To me, Newsweek was always only a Time-lite, but of course I'm talking about Time when it was great, run by Henry Luce. As a child, I used to collect old editions of Time magazine, building up a near-complete set of them 1923-1967 (the editions after 1967 were not worth anything but scraping one's butt on them), and so I'm pretty familiar with the magazine, once an Institution. I also collected old Newsweek magazines, but not nearly as many.
The extinction of the weekly newsmagazine was perhaps inevitable, given changes in technology and communication, but I bet both Time and Newsweek could've staved off the Grim Reaper for at least another 20 years, had they adhered to the standards of Henry Luce, relaying the news rather than propagating viewpoints not really popular with the public.

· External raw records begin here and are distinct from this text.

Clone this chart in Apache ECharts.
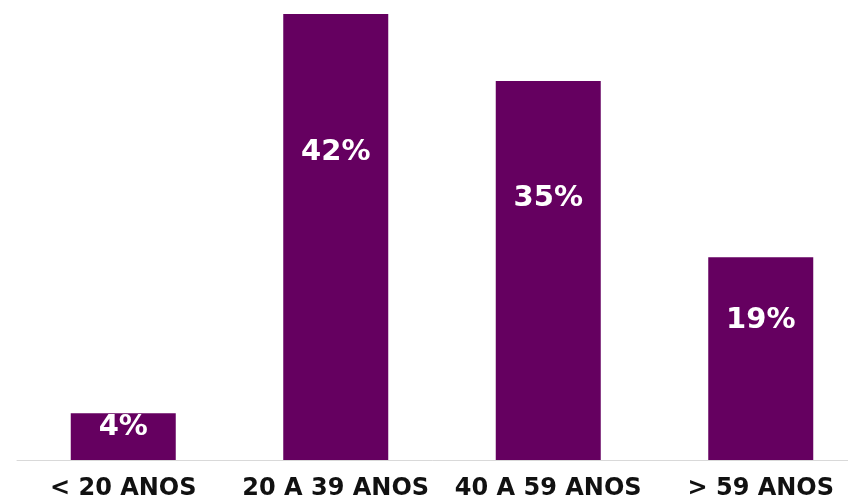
<!DOCTYPE html>
<html>
<head>
<meta charset="utf-8">
<script src="https://cdn.jsdelivr.net/npm/echarts@6/dist/echarts.min.js"></script>
<style>
  html, body { margin: 0; padding: 0; background: #fff; }
  #main { width: 848px; height: 502px; }
</style>
</head>
<body>
<div id="main"></div>
<script>
// faixas etarias
var categories = ['< 20 ANOS', '20 A 39 ANOS', '40 A 59 ANOS', '> 59 ANOS'];
var values = [4.4, 42, 35.7, 19.1];
var labels = ['4%', '42%', '35%', '19%'];

var myChart = echarts.init(document.getElementById('main'));
myChart.setOption({
    animation: false,
    grid: { left: 17, top: 14, width: 850, bottom: 42, outerBoundsMode: 'none' },
    xAxis: {
        type: 'category',
        data: categories,
        axisLine: { lineStyle: { color: '#d9d9d9', width: 1 } },
        axisTick: { show: false },
        axisLabel: {
            color: '#111',
            fontFamily: 'DejaVu Sans',
            fontWeight: 'bold',
            fontSize: 24,
            margin: 17,
            interval: 0
        }
    },
    yAxis: {
        type: 'value',
        min: 0,
        max: 42,
        show: false,
        splitLine: { show: false }
    },
    series: [{
        type: 'bar',
        data: values,
        barWidth: 105,
        itemStyle: { color: '#650060' },
        label: {
            show: true,
            position: ['50%', '31%'],
            align: 'center',
            verticalAlign: 'middle',
            color: '#fff',
            fontFamily: 'DejaVu Sans',
            fontWeight: 'bold',
            fontSize: 29,
            formatter: function (p) { return labels[p.dataIndex]; }
        }
    }]
});
</script>
</body>
</html>
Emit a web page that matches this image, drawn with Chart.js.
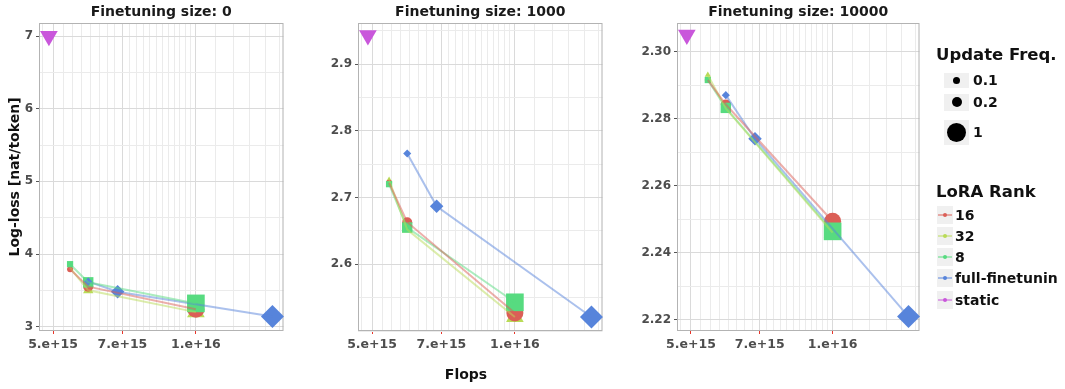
<!DOCTYPE html>
<html>
<head>
<meta charset="utf-8">
<script src="https://cdn.jsdelivr.net/npm/chart.js@4.4.1/dist/chart.umd.min.js"></script>
<style>
    body { margin: 0; width: 1065px; height: 389px; overflow: hidden; background: #fff; position: relative; font-family: "DejaVu Sans", sans-serif; }
    canvas { position: absolute; top: 0; }
    #panel0 { left: 0; }
    #panel1 { left: 320px; }
    #panel2 { left: 640px; }
    #xTitle { position: absolute; top: 366px; left: 436px; width: 60px; text-align: center; font-weight: bold; font-size: 14px; color: #111; }
    #legend { position: absolute; left: 0; top: 0; width: 1058px; height: 389px; overflow: hidden; }
    .lgTitle { position: absolute; left: 936px; font-weight: bold; font-size: 16.5px; color: #111; white-space: nowrap; }
    .lgRow { position: absolute; left: 937px; height: 26px; display: flex; align-items: center; white-space: nowrap; font-weight: bold; font-size: 14px; color: #111; }
    .lgKey { background: #f0f0f0; display: flex; align-items: center; justify-content: center; position: relative; }
    .lgDot { border-radius: 50%; background: #000; }
</style>
</head>
<body>
<canvas id="panel0" width="296" height="389"></canvas>
<canvas id="panel1" width="295" height="389"></canvas>
<canvas id="panel2" width="292" height="389"></canvas>
<div id="xTitle">Flops</div>
<div id="legend"></div>
<script>
// データ
const panelTitles = ['Finetuning size: 0', 'Finetuning size: 1000', 'Finetuning size: 10000'];
const rankNames = ['16', '32', '8', 'full-finetuning', 'static'];
const freqLabels = ['0.1', '0.2', '1'];

const loraFlops = [5.43e15, 5.93e15, 1.0e16];
const fullFlops = [5.93e15, 6.84e15, 1.45e16];
const staticFlops = [4.9e15];

const loss16 = [[3.79, 3.55, 3.24], [2.722, 2.663, 2.527], [2.2915, 2.2842, 2.2494]];
const loss32 = [[3.81, 3.50, 3.20], [2.726, 2.652, 2.521], [2.2930, 2.2830, 2.2460]];
const loss8 = [[3.86, 3.61, 3.32], [2.720, 2.655, 2.543], [2.2915, 2.2832, 2.2464]];
const lossFull = [[3.62, 3.48, 3.14], [2.766, 2.687, 2.521], [2.2870, 2.2740, 2.2210]];
const lossStatic = [[7.0], [2.943], [2.305]];

// 軸
const xTicks = [5e15, 7e15, 1e16];
const xTickLabels = ['5.e+15', '7.e+15', '1.e+16'];
const xRange = [4.67e15, 1.53e16];
const yTicks = [[3, 4, 5, 6, 7], [2.6, 2.7, 2.8, 2.9], [2.22, 2.24, 2.26, 2.28, 2.30]];
const yRanges = [[2.94, 7.18], [2.5, 2.9615], [2.2167, 2.3085]];
const yDecimals = [0, 1, 2];

// 見た目
const rankColors = ['#db5f57', '#b9db57', '#57db80', '#5784db', '#c957db'];
const rankShapes = ['circle', 'triangle', 'rect', 'rectRot', 'triangle'];
const rankOrder = [4, 5, 3, 2, 1]; // 小さいほど上に描画
const shapeScale = { circle: 1, triangle: 1.2, rect: 1.47, rectRot: 1.35 };
const freqRadius = [3, 5, 8.5];
const yAxisWidths = [39, 38, 37];

Chart.defaults.font.family = '"DejaVu Sans", sans-serif';

function withAlpha(hex, a) {
    const n = parseInt(hex.slice(1), 16);
    return `rgba(${(n >> 16) & 255}, ${(n >> 8) & 255}, ${n & 255}, ${a})`;
}

function isTick(v, list) {
    return list.some(t => Math.abs(v / t - 1) < 1e-9);
}

// x方向の補助グリッド
const xGrid = [];
for (let k = 19; k <= 40; k++) xGrid.push(k * 2.5e14);
for (let k = 11; k <= 15; k++) xGrid.push(k * 1e15);

function yGridFor(p) {
    const t = yTicks[p];
    const step = (t[1] - t[0]) / 2;
    const out = [];
    for (let k = -4; k <= t.length * 2 + 4; k++) {
        const v = t[0] + k * step;
        if (v >= yRanges[p][0] - 1e-9 && v <= yRanges[p][1] + 1e-9) out.push(v);
    }
    return out;
}

const framePlugin = {
    id: 'frame',
    beforeDatasetsDraw(chart) {
        const a = chart.chartArea;
        const ctx = chart.ctx;
        ctx.save();
        ctx.strokeStyle = '#b3b3b3';
        ctx.lineWidth = 1;
        ctx.strokeRect(a.left + 0.5, a.top + 0.5, a.right - a.left - 1, a.bottom - a.top - 1);
        ctx.restore();
    }
};

function buildPanel(p) {
    const series = [
        { x: loraFlops, y: loss16[p] },
        { x: loraFlops, y: loss32[p] },
        { x: loraFlops, y: loss8[p] },
        { x: fullFlops, y: lossFull[p] },
        { x: staticFlops, y: lossStatic[p] }
    ];
    const datasets = [];
    series.forEach((s, i) => {
        const pts = s.x.map((x, j) => ({ x: x, y: s.y[j] }));
        const shape = rankShapes[i];
        const radii = pts.map((pt, j) => (i === 4 ? freqRadius[2] : freqRadius[j]) * shapeScale[shape]);
        // マーカー
        datasets.push({
            label: rankNames[i],
            data: pts,
            showLine: false,
            pointStyle: shape,
            rotation: i === 4 ? 180 : 0,
            pointRadius: radii,
            pointHoverRadius: radii,
            backgroundColor: rankColors[i],
            borderColor: rankColors[i],
            pointBorderWidth: 0,
            clip: false,
            order: rankOrder[i]
        });
        // 線（マーカーの上に描画）
        if (pts.length > 1) {
            datasets.push({
                label: rankNames[i] + ' line',
                data: pts,
                showLine: true,
                pointRadius: 0,
                borderColor: withAlpha(rankColors[i], 0.5),
                borderWidth: 2,
                clip: false,
                order: 0
            });
        }
    });

    const yGrid = yGridFor(p);
    const ctx = document.getElementById('panel' + p).getContext('2d');
    return new Chart(ctx, {
        type: 'scatter',
        data: { datasets: datasets },
        plugins: [framePlugin],
        options: {
            responsive: false,
            animation: false,
            layout: { padding: { left: 0, right: 6, top: 0, bottom: 0 } },
            plugins: {
                legend: { display: false },
                tooltip: { enabled: false },
                title: {
                    display: true,
                    fullSize: false,
                    text: panelTitles[p],
                    color: '#1a1a1a',
                    font: { size: 14, weight: 'bold' },
                    padding: { top: 4, bottom: 2.2 }
                }
            },
            scales: {
                x: {
                    type: 'logarithmic',
                    min: xRange[0],
                    max: xRange[1],
                    afterBuildTicks: scale => { scale.ticks = xGrid.map(v => ({ value: v })); },
                    afterFit: scale => { scale.height = 58; },
                    border: { display: false },
                    grid: {
                        color: c => (c.tick && isTick(c.tick.value, xTicks)) ? '#dadada' : '#ebebeb',
                        tickColor: c => (c.tick && isTick(c.tick.value, xTicks)) ? '#e8352a' : 'rgba(0,0,0,0)',
                        tickLength: 3
                    },
                    ticks: {
                        autoSkip: false,
                        maxRotation: 0,
                        minRotation: 0,
                        padding: 3,
                        color: '#4d4d4d',
                        font: { size: 12.5, weight: 'bold' },
                        callback: v => {
                            const idx = xTicks.findIndex(t => Math.abs(v / t - 1) < 1e-9);
                            return idx >= 0 ? xTickLabels[idx] : '';
                        }
                    }
                },
                y: {
                    type: 'linear',
                    min: yRanges[p][0],
                    max: yRanges[p][1],
                    afterBuildTicks: scale => { scale.ticks = yGrid.map(v => ({ value: v })); },
                    afterFit: scale => { scale.width = yAxisWidths[p]; },
                    border: { display: false },
                    grid: {
                        color: c => (c.tick && isTick(c.tick.value, yTicks[p])) ? '#dadada' : '#ebebeb',
                        tickColor: c => (c.tick && isTick(c.tick.value, yTicks[p])) ? '#555' : 'rgba(0,0,0,0)',
                        tickLength: 3
                    },
                    ticks: {
                        autoSkip: false,
                        padding: 3,
                        color: '#4d4d4d',
                        font: { size: 12, weight: 'bold' },
                        callback: v => isTick(v, yTicks[p]) ? v.toFixed(yDecimals[p]) : ''
                    },
                    title: {
                        display: p === 0,
                        text: 'Log-loss [nat/token]',
                        color: '#111',
                        font: { size: 14, weight: 'bold' },
                        padding: { top: 7, bottom: 0 }
                    }
                }
            }
        }
    });
}

[0, 1, 2].forEach(buildPanel);

// 凡例
const legend = document.getElementById('legend');
function addEl(html) {
    const d = document.createElement('div');
    d.innerHTML = html;
    legend.appendChild(d.firstElementChild);
}
addEl('<div class="lgTitle" style="top:45px">Update Freq.</div>');
const freqRowY = [80, 102, 132];
const freqKeyH = [15, 17, 25];
const freqDot = [7, 10, 19];
freqLabels.forEach((lab, i) => {
    addEl(`<div class="lgRow" style="top:${freqRowY[i] - 13}px;left:944px">
        <div class="lgKey" style="width:25px;height:${freqKeyH[i]}px"><div class="lgDot" style="width:${freqDot[i]}px;height:${freqDot[i]}px"></div></div>
        <span style="margin-left:4px">${lab}</span></div>`);
});
addEl('<div class="lgTitle" style="top:182px">LoRA Rank</div>');
const rankRowY = [215, 236, 257, 278, 300];
rankNames.forEach((lab, i) => {
    addEl(`<div class="lgRow" style="top:${rankRowY[i] - 13}px">
        <div class="lgKey" style="width:16px;height:18px">
            <div style="position:absolute;left:1px;right:1px;top:8px;height:2px;background:${withAlpha(rankColors[i], 0.5)}"></div>
            <div class="lgDot" style="width:4px;height:4px;background:${rankColors[i]};position:relative"></div>
        </div>
        <span style="margin-left:2px">${lab}</span></div>`);
});
</script>
</body>
</html>
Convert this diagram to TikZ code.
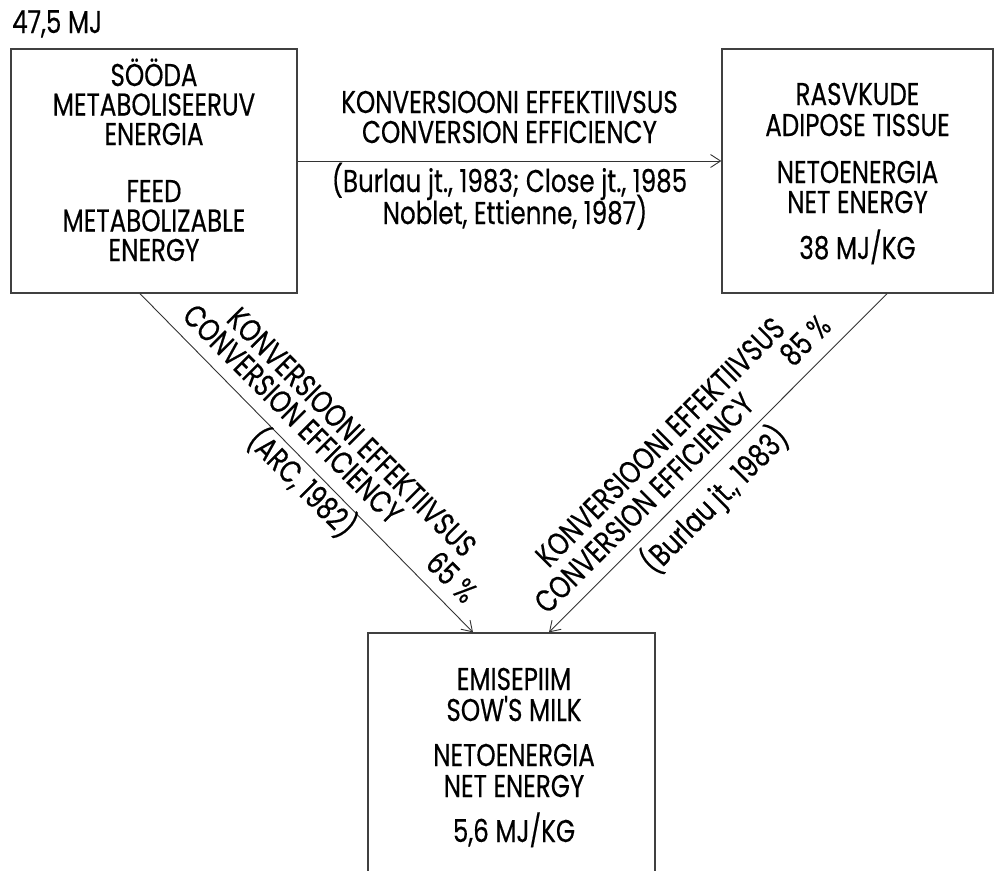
\documentclass[tikz,border=0pt]{standalone}
\usepackage{fontspec}
\setmainfont[FakeStretch=0.78,FakeBold=0.4,Ligatures=TeXOff]{Poppins}
\usetikzlibrary{arrows.meta}
\begin{document}
\begin{tikzpicture}[x=1pt,y=-1pt,
  box/.style={draw=black!75,line width=1.3pt,inner sep=0pt},
  txt/.style={font=\fontsize{31.5}{36}\selectfont,inner sep=0pt,anchor=base},
  dtxt/.style={font=\fontsize{31.5}{36}\selectfont,inner sep=0pt},
  conn/.style={draw=black!80,line width=0.9pt,-{Straight Barb[length=10pt,width=13pt]}}]
\useasboundingbox (0,0) rectangle (995,870);

% boxes
\node[box,minimum width=286pt,minimum height=244pt] (feed) at (154,171) {};
\node[box,minimum width=271pt,minimum height=244pt] (adipose) at (857.5,171) {};
\node[box,minimum width=287pt,minimum height=267pt] (milk) at (511.5,766.5) {};

% feed box text
\node[txt,anchor=base west] (mj) at (12,33) {47,5 MJ};
\node[txt] (f1) at (154,86) {SÖÖDA};
\node[txt] (f2) at (154,115.5) {METABOLISEERUV};
\node[txt] (f3) at (154,145) {ENERGIA};
\node[txt] (f4) at (154,202) {FEED};
\node[txt] (f5) at (154,231.5) {METABOLIZABLE};
\node[txt] (f6) at (154,261) {ENERGY};

% adipose box text
\node[txt] (a1) at (857.5,105) {RASVKUDE};
\node[txt] (a2) at (857.5,136) {ADIPOSE TISSUE};
\node[txt] (a3) at (857.5,183) {NETOENERGIA};
\node[txt] (a4) at (857.5,213) {NET ENERGY};
\node[txt] (a5) at (857.5,259) {38 MJ/KG};

% milk box text
\node[txt] (m1) at (514,690) {EMISEPIIM};
\node[txt] (m2) at (514,721) {SOW'S MILK};
\node[txt] (m3) at (514,766) {NETOENERGIA};
\node[txt] (m4) at (514,797) {NET ENERGY};
\node[txt] (m5) at (514,842) {5,6 MJ/KG};

% connectors
\draw[conn] ([yshift=10pt]feed.east) -- ([yshift=10pt]adipose.west);
\draw[conn] ([xshift=-14pt]feed.south) -- ([xshift=-38.5pt]milk.north);
\draw[conn] ([xshift=29.5pt]adipose.south) -- ([xshift=37.5pt]milk.north);

% horizontal label
\node[txt] (h1) at (509.5,113) {KONVERSIOONI EFFEKTIIVSUS};
\node[txt] (h2) at (509.5,143) {CONVERSION EFFICIENCY};
\node[txt] (h3) at (509.5,192) {(Burlau jt., 1983; Close jt., 1985};
\node[txt] (h4) at (515,224) {Noblet, Ettienne, 1987)};

% left diagonal label
\node[dtxt,rotate=-45] (l1) at (352,432) {KONVERSIOONI EFFEKTIIVSUS};
\node[dtxt,rotate=-45] (l2) at (293,414) {CONVERSION EFFICIENCY};
\node[dtxt,rotate=-45] (l3) at (302.5,482.5) {(ARC, 1982)};
\node[dtxt,rotate=-45] (l4) at (452,577) {65 \%};

% right diagonal label
\node[dtxt,rotate=45] (r1) at (660,442) {KONVERSIOONI EFFEKTIIVSUS};
\node[dtxt,rotate=45] (r2) at (644,503) {CONVERSION EFFICIENCY};
\node[dtxt,rotate=45] (r3) at (715,500) {(Burlau jt., 1983)};
\node[dtxt,rotate=45] (r4) at (805,340) {85 \%};
\end{tikzpicture}
\end{document}
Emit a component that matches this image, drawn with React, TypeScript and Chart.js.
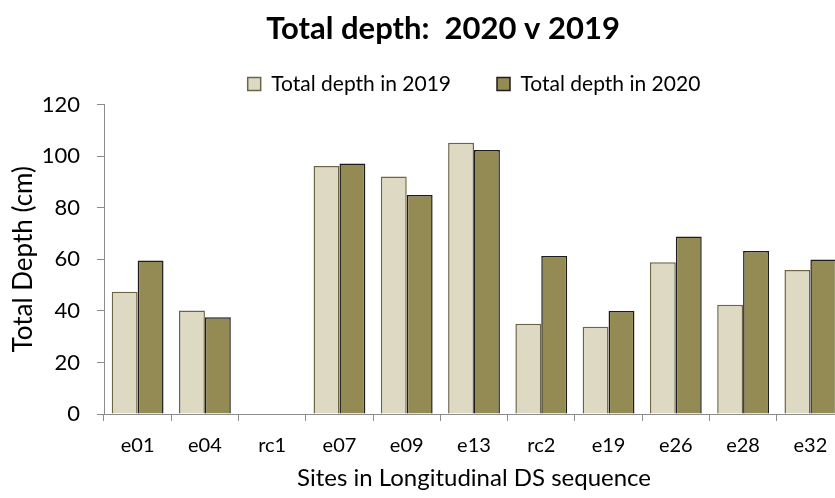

I haven't even looked at a Time magazine the past three years, when il Duce Bo began being a common cover-figure--39 times in 52 weeks, or something like that. It was too too too much; even Franklin Roosevelt and Ronald Reagan, not to mention other prominent world leaders, appeared on the cover that much.
Overkill.
Actually, my final disillusionment with Time dates from 1990, when the magazine named Mikhail Gorbachev as "Man of the Decade," rather than someone else who, uh, did a great deal more than the Soviet dictator. It was obvious why the magazine selected Gorbachev, because the alternative was someone who did not represent the liberal elites' point of view.
And so that's what's killing the weekly newsmagazines perhaps 20 years sooner than they have to go; their strident advocacy of political views not really popular with the general public. There's a place in the "market" for such magazines--the Nation being a good example--and while such magazines may flourish and prosper, they also lack the big circulation numbers.
And the problem with both Time and Newsweek is that the market was already glutted with Bo fanzines; they were offering nothing new or different, just the same stuff as all these others.